Not just any collections either - but specifically single author ones. What little reading I have been doing recently has been themed anthologies or best-of compilations. I.e. multi-author. I have just finished Extraordinary Engines edited by Nick Gevers and it is a good steampunk themed collection although less than the sum of its parts. But it isn't what I would take away. Nor are the big Dozois best-of collections despite their word count. Rather, I would take collections like George R R Martin's Dreamsongs - collections across a career. There are similar ones by the likes of Ellison and Varley that I would take too.

It is an interesting exercise. It really focusses the mind on what is important to you - literary speaking that is.

Of course if I was really going to be stranded on a desert island, top of my list of books to take would be ones with titles like How to survive on a desert island.
threemonkeys: (Default)
I see the Aurealis shortlists are out. Congratulations to those who made it. It reminds me however that I have been remiss in pointing out that nominations for the Sir Julius Vogel awards are now open. They are the New Zealand SF&F awards in case you were wondering.

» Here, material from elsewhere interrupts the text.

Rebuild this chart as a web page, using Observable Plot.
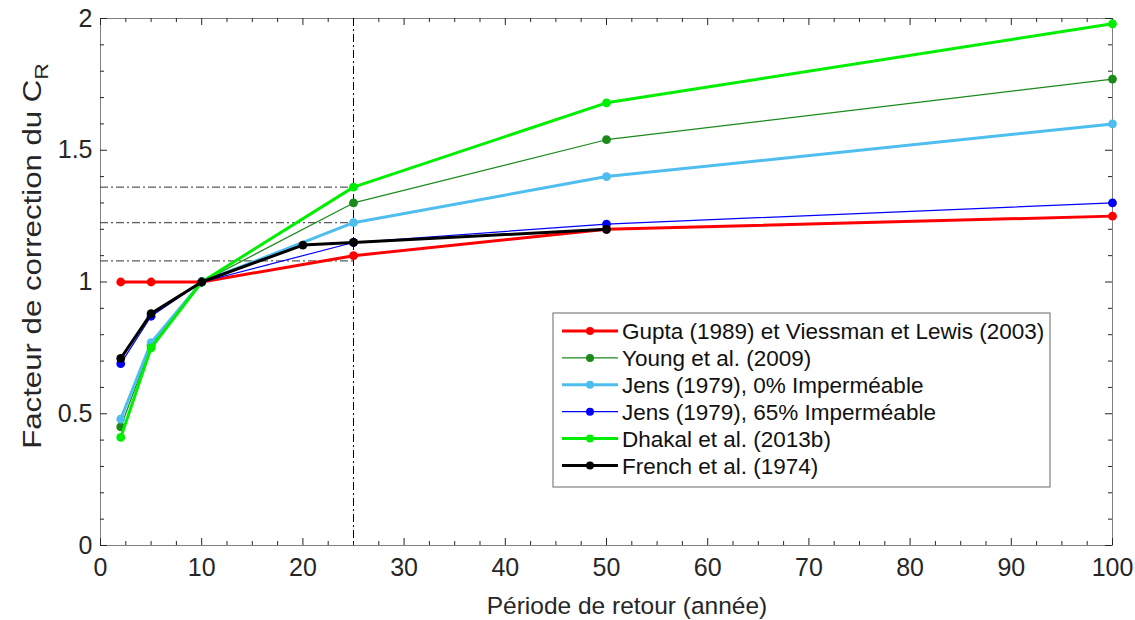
<!DOCTYPE html>
<html><head><meta charset="utf-8">
<script src="https://cdn.jsdelivr.net/npm/d3@7"></script>
<script src="https://cdn.jsdelivr.net/npm/@observablehq/plot@0.6"></script>
<style>body{margin:0;background:#fff;} #chart{width:1135px;height:620px;}</style>
</head><body><div id="chart"></div>
<script>
// ---- data ----
const periods = [2, 5, 10, 25, 50, 100];
const frenchPeriods = [2, 5, 10, 20, 25, 50];
const gupta  = [1.00, 1.00, 1.00, 1.10, 1.20, 1.25];
const young  = [0.45, 0.76, 1.00, 1.30, 1.54, 1.77];
const jens0  = [0.48, 0.77, 1.00, 1.225, 1.40, 1.60];
const jens65 = [0.69, 0.87, 1.00, 1.15, 1.22, 1.30];
const dhakal = [0.41, 0.75, 1.00, 1.36, 1.68, 1.98];
const french = [0.71, 0.88, 1.00, 1.14, 1.15, 1.20];
const seriesNames = [
  "Gupta (1989) et Viessman et Lewis (2003)",
  "Young et al. (2009)",
  "Jens (1979), 0% Imperméable",
  "Jens (1979), 65% Imperméable",
  "Dhakal et al. (2013b)",
  "French et al. (1974)"
];
const refPeriod = 25;
const refLevels = [1.36, 1.225, 1.08];
const xMajor = [0, 10, 20, 30, 40, 50, 60, 70, 80, 90, 100];
const yMajor = [0, 0.5, 1, 1.5, 2];
const xLabel = "Période de retour (année)";
const yLabel = "Facteur de correction du C";
const yLabelSub = "R";

// ---- styles ----
const seriesStyle = [
  {color: "#ff0000", width: 3},
  {color: "#1b8a1b", width: 1.2},
  {color: "#4dbeee", width: 3},
  {color: "#0000ff", width: 1.2},
  {color: "#00ee00", width: 3},
  {color: "#000000", width: 3}
];
const seriesX = [periods, periods, periods, periods, periods, frenchPeriods];
const seriesY = [gupta, young, jens0, jens65, dhakal, french];
const xMinor = d3.range(0, 100.01, 2.5).filter(v => v % 10 !== 0);
const yMinor = d3.range(0, 2.001, 0.1).map(v => +v.toFixed(1)).filter(v => Math.round(v * 10) % 5 !== 0);

const series = seriesNames.map((name, i) => ({
  name, ...seriesStyle[i],
  rows: seriesX[i].map((x, j) => ({x, y: seriesY[i][j]}))
}));

const font = "Liberation Sans, Arial, Helvetica, sans-serif";
const tickColor = "#262626";
const frameColor = "#808080";
const W = 1135, H = 620, ML = 100, MR = 23, MT = 18, MB = 75;
const PW = W - ML - MR, PH = H - MT - MB;
const MAJ = 7, MIN = 4;
const tk = {stroke: tickColor, strokeWidth: 1};

const marks = [
  Plot.frame({stroke: frameColor}),
  // tick labels
  Plot.axisX({anchor: "bottom", ticks: xMajor, tickSize: 0, tickPadding: 13, fontSize: 25, label: null, tickFormat: d => String(d)}),
  Plot.axisY({anchor: "left", ticks: yMajor, tickSize: 0, tickPadding: 8, fontSize: 25, label: null, tickFormat: d => String(d)}),
  // inward ticks on all four sides
  Plot.ruleX(xMajor, {...tk, insetTop: PH - MAJ}),
  Plot.ruleX(xMinor, {...tk, insetTop: PH - MIN}),
  Plot.ruleX(xMajor, {...tk, insetBottom: PH - MAJ}),
  Plot.ruleX(xMinor, {...tk, insetBottom: PH - MIN}),
  Plot.ruleY(yMajor, {...tk, insetRight: PW - MAJ}),
  Plot.ruleY(yMinor, {...tk, insetRight: PW - MIN}),
  Plot.ruleY(yMajor, {...tk, insetLeft: PW - MAJ}),
  Plot.ruleY(yMinor, {...tk, insetLeft: PW - MIN}),
  // reference lines
  Plot.ruleY(refLevels, {x1: 0, x2: refPeriod, stroke: "#333", strokeWidth: 1, strokeDasharray: "8,3,2,3"}),
  Plot.ruleX([refPeriod], {stroke: "#000", strokeWidth: 1, strokeDasharray: "8,3,2,3"})
];
for (const s of series) {
  marks.push(Plot.line(s.rows, {x: "x", y: "y", stroke: s.color, strokeWidth: s.width}));
  marks.push(Plot.dot(s.rows, {x: "x", y: "y", r: 4.4, fill: s.color, stroke: "none"}));
}

const plot = Plot.plot({
  width: W, height: H,
  marginLeft: ML, marginRight: MR, marginTop: MT, marginBottom: MB,
  x: {domain: [0, 100], axis: null},
  y: {domain: [0, 2], axis: null},
  style: {fontFamily: font, color: tickColor, background: "white", overflow: "visible"},
  marks
});

const svg = d3.select(plot);
// axis titles
svg.append("text")
  .attr("x", 627).attr("y", 614)
  .attr("text-anchor", "middle")
  .attr("font-size", 24.5).attr("font-family", font).attr("fill", tickColor)
  .text(xLabel);
const yl = svg.append("text")
  .attr("transform", "translate(41,256) rotate(-90) scale(1.2,1)")
  .attr("text-anchor", "middle")
  .attr("font-size", 26).attr("font-family", font).attr("fill", tickColor);
yl.append("tspan").text(yLabel);
yl.append("tspan").attr("font-size", 19).attr("dy", 7).text(yLabelSub);

// legend
const lg = svg.append("g").attr("transform", "translate(553,313)");
lg.append("rect").attr("width", 497).attr("height", 174).attr("fill", "white").attr("stroke", frameColor).attr("stroke-width", 1.2);
series.forEach((s, i) => {
  const yy = 18 + i * 26.9;
  lg.append("line").attr("x1", 9).attr("x2", 65).attr("y1", yy).attr("y2", yy)
    .attr("stroke", s.color).attr("stroke-width", s.width);
  lg.append("circle").attr("cx", 37).attr("cy", yy).attr("r", 4).attr("fill", s.color);
  lg.append("text").attr("x", 69).attr("y", yy).attr("dy", "0.36em")
    .attr("text-anchor", "start")
    .attr("font-size", 22.5).attr("font-family", font).attr("fill", "#111")
    .text(s.name);
});

document.getElementById("chart").appendChild(plot);
</script>
</body></html>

At this point, the majority of you are about to stop reading, wondering what this would have to do with you, but I would point out the following:

Anybody can nominate for the SJVs. Anybody at all. There is some blather in the rules about “natural persons” but don’t let that stop the unnatural among you.

To judge by last year’s ballot, the definition of New Zealander is also a very inclusive one. Any sort of Kiwi association at all seems to be enough in some categories. For what it's worth, at least a couple of the Aurealis shortlisted items are also eligible for the SJVs.

The definition of what fits in a category is pretty broad too especially in the fan and services categories. Why not head over to the SFFANZ site and have a read about how to nominate.